§ COLLECTED MATERIAL
---+---

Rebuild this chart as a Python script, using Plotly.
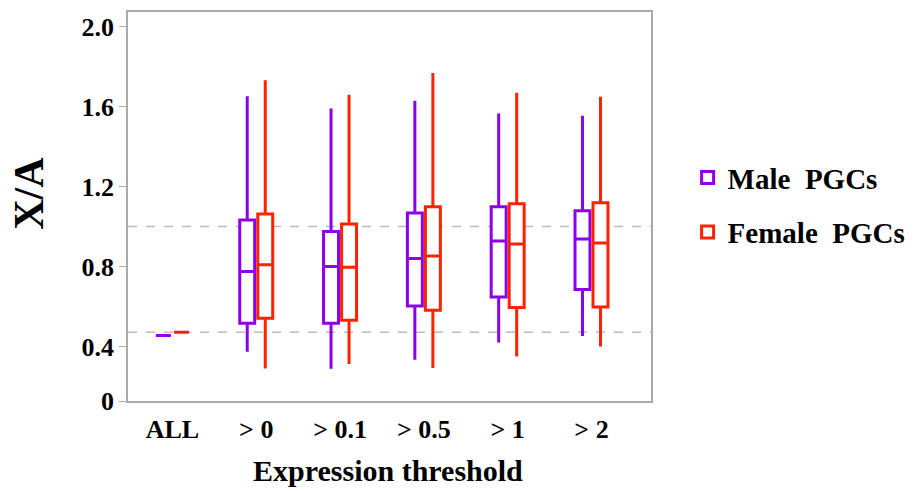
import plotly.graph_objects as go

categories = ["ALL", "> 0", "> 0.1", "> 0.5", "> 1", "> 2"]
tick_text_x = ["ALL", "> 0", "> 0.1", "> 0.5", "> 1", "> 2"]

male_lower = [0.455, 0.374, 0.289, 0.334, 0.420, 0.453]
male_q1 = [0.455, 0.516, 0.516, 0.603, 0.648, 0.685]
male_median = [0.455, 0.775, 0.800, 0.840, 0.928, 0.937]
male_q3 = [0.455, 1.033, 0.975, 1.068, 1.099, 1.079]
male_upper = [0.455, 1.651, 1.590, 1.628, 1.565, 1.554]

female_lower = [0.471, 0.290, 0.313, 0.293, 0.350, 0.400]
female_q1 = [0.471, 0.541, 0.532, 0.582, 0.595, 0.598]
female_median = [0.471, 0.809, 0.797, 0.853, 0.913, 0.918]
female_q3 = [0.471, 1.063, 1.012, 1.099, 1.114, 1.119]
female_upper = [0.471, 1.731, 1.659, 1.767, 1.669, 1.649]

y_tickvals = [0.128, 0.4, 0.8, 1.2, 1.6, 2.0]
y_ticktext = ["0", "0.4", "0.8", "1.2", "1.6", "2.0"]
ref_lines = [1.0, 0.471]

MALE = "#8A00E8"
FEMALE = "#FF2200"
FONT = "Liberation Serif"

fig = go.Figure()
fig.add_trace(go.Box(
    name="<b>Male  PGCs</b>", x=categories, lowerfence=male_lower, q1=male_q1,
    median=male_median, q3=male_q3, upperfence=male_upper,
    line=dict(color=MALE, width=3), fillcolor="rgba(255,255,255,1)",
    whiskerwidth=0, boxpoints=False, legendgroup="m"))
fig.add_trace(go.Box(
    name="<b>Female  PGCs</b>", x=categories, lowerfence=female_lower, q1=female_q1,
    median=female_median, q3=female_q3, upperfence=female_upper,
    line=dict(color=FEMALE, width=3), fillcolor="rgba(255,255,255,1)",
    whiskerwidth=0, boxpoints=False, legendgroup="f"))

for v in ref_lines:
    fig.add_shape(type="line", xref="paper", x0=0, x1=1, yref="y", y0=v, y1=v,
                  line=dict(color="#BBBBBB", width=1.5, dash="dash"), layer="below")

fig.add_annotation(text="<b>X/A</b>", xref="paper", yref="paper", x=-0.189, y=0.533,
                   textangle=-90, showarrow=False, xanchor="center", yanchor="middle",
                   font=dict(family=FONT, size=42, color="black"))
fig.add_annotation(text="<b>Expression threshold</b>", xref="paper", yref="paper", x=0.497, y=-0.178,
                   showarrow=False, xanchor="center", yanchor="middle",
                   font=dict(family=FONT, size=30, color="black"))

fig.update_layout(
    width=921, height=491,
    margin=dict(l=128, r=263, t=10, b=90),
    plot_bgcolor="white", paper_bgcolor="white",
    boxmode="group", boxgap=0.57, boxgroupgap=0.17,
    font=dict(family=FONT, color="black"),
    legend=dict(x=1.07, y=0.64, xanchor="left", yanchor="top",
                font=dict(family=FONT, size=29, color="black"),
                tracegroupgap=14, bgcolor="rgba(0,0,0,0)"),
    showlegend=True,
)
fig.update_xaxes(
    type="category", range=[-0.53, 5.71],
    tickvals=categories, ticktext=[f"<b>{t}</b>" for t in tick_text_x],
    tickfont=dict(family=FONT, size=26, color="black"), ticklabelstandoff=4,
    showline=True, linecolor="#AAAAAA", linewidth=1.5, mirror=True,
    ticks="", showgrid=False,
)
fig.update_yaxes(
    range=[0.128, 2.072], tickvals=y_tickvals, ticktext=[f"<b>{t}</b>" for t in y_ticktext],
    tickfont=dict(family=FONT, size=26, color="black"),
    showline=True, linecolor="#AAAAAA", linewidth=1.5, mirror=True,
    ticks="outside", ticklen=7, tickcolor="#AAAAAA", showgrid=False, zeroline=False,
)

fig.write_html("out.html")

---+---

Extract the full listing exactly, with the pictures left out.

§ CORRECT ANSWER
Rebuild this chart as a Python script, using Plotly.
import plotly.graph_objects as go

categories = ["ALL", "> 0", "> 0.1", "> 0.5", "> 1", "> 2"]
tick_text_x = ["ALL", "> 0", "> 0.1", "> 0.5", "> 1", "> 2"]

male_lower = [0.455, 0.374, 0.289, 0.334, 0.420, 0.453]
male_q1 = [0.455, 0.516, 0.516, 0.603, 0.648, 0.685]
male_median = [0.455, 0.775, 0.800, 0.840, 0.928, 0.937]
male_q3 = [0.455, 1.033, 0.975, 1.068, 1.099, 1.079]
male_upper = [0.455, 1.651, 1.590, 1.628, 1.565, 1.554]

female_lower = [0.471, 0.290, 0.313, 0.293, 0.350, 0.400]
female_q1 = [0.471, 0.541, 0.532, 0.582, 0.595, 0.598]
female_median = [0.471, 0.809, 0.797, 0.853, 0.913, 0.918]
female_q3 = [0.471, 1.063, 1.012, 1.099, 1.114, 1.119]
female_upper = [0.471, 1.731, 1.659, 1.767, 1.669, 1.649]

y_tickvals = [0.128, 0.4, 0.8, 1.2, 1.6, 2.0]
y_ticktext = ["0", "0.4", "0.8", "1.2", "1.6", "2.0"]
ref_lines = [1.0, 0.471]

MALE = "#8A00E8"
FEMALE = "#FF2200"
FONT = "Liberation Serif"

fig = go.Figure()
fig.add_trace(go.Box(
    name="<b>Male  PGCs</b>", x=categories, lowerfence=male_lower, q1=male_q1,
    median=male_median, q3=male_q3, upperfence=male_upper,
    line=dict(color=MALE, width=3), fillcolor="rgba(255,255,255,1)",
    whiskerwidth=0, boxpoints=False, legendgroup="m"))
fig.add_trace(go.Box(
    name="<b>Female  PGCs</b>", x=categories, lowerfence=female_lower, q1=female_q1,
    median=female_median, q3=female_q3, upperfence=female_upper,
    line=dict(color=FEMALE, width=3), fillcolor="rgba(255,255,255,1)",
    whiskerwidth=0, boxpoints=False, legendgroup="f"))

for v in ref_lines:
    fig.add_shape(type="line", xref="paper", x0=0, x1=1, yref="y", y0=v, y1=v,
                  line=dict(color="#BBBBBB", width=1.5, dash="dash"), layer="below")

fig.add_annotation(text="<b>X/A</b>", xref="paper", yref="paper", x=-0.189, y=0.533,
                   textangle=-90, showarrow=False, xanchor="center", yanchor="middle",
                   font=dict(family=FONT, size=42, color="black"))
fig.add_annotation(text="<b>Expression threshold</b>", xref="paper", yref="paper", x=0.497, y=-0.178,
                   showarrow=False, xanchor="center", yanchor="middle",
                   font=dict(family=FONT, size=30, color="black"))

fig.update_layout(
    width=921, height=491,
    margin=dict(l=128, r=263, t=10, b=90),
    plot_bgcolor="white", paper_bgcolor="white",
    boxmode="group", boxgap=0.57, boxgroupgap=0.17,
    font=dict(family=FONT, color="black"),
    legend=dict(x=1.07, y=0.64, xanchor="left", yanchor="top",
                font=dict(family=FONT, size=29, color="black"),
                tracegroupgap=14, bgcolor="rgba(0,0,0,0)"),
    showlegend=True,
)
fig.update_xaxes(
    type="category", range=[-0.53, 5.71],
    tickvals=categories, ticktext=[f"<b>{t}</b>" for t in tick_text_x],
    tickfont=dict(family=FONT, size=26, color="black"), ticklabelstandoff=4,
    showline=True, linecolor="#AAAAAA", linewidth=1.5, mirror=True,
    ticks="", showgrid=False,
)
fig.update_yaxes(
    range=[0.128, 2.072], tickvals=y_tickvals, ticktext=[f"<b>{t}</b>" for t in y_ticktext],
    tickfont=dict(family=FONT, size=26, color="black"),
    showline=True, linecolor="#AAAAAA", linewidth=1.5, mirror=True,
    ticks="outside", ticklen=7, tickcolor="#AAAAAA", showgrid=False, zeroline=False,
)

fig.write_html("out.html")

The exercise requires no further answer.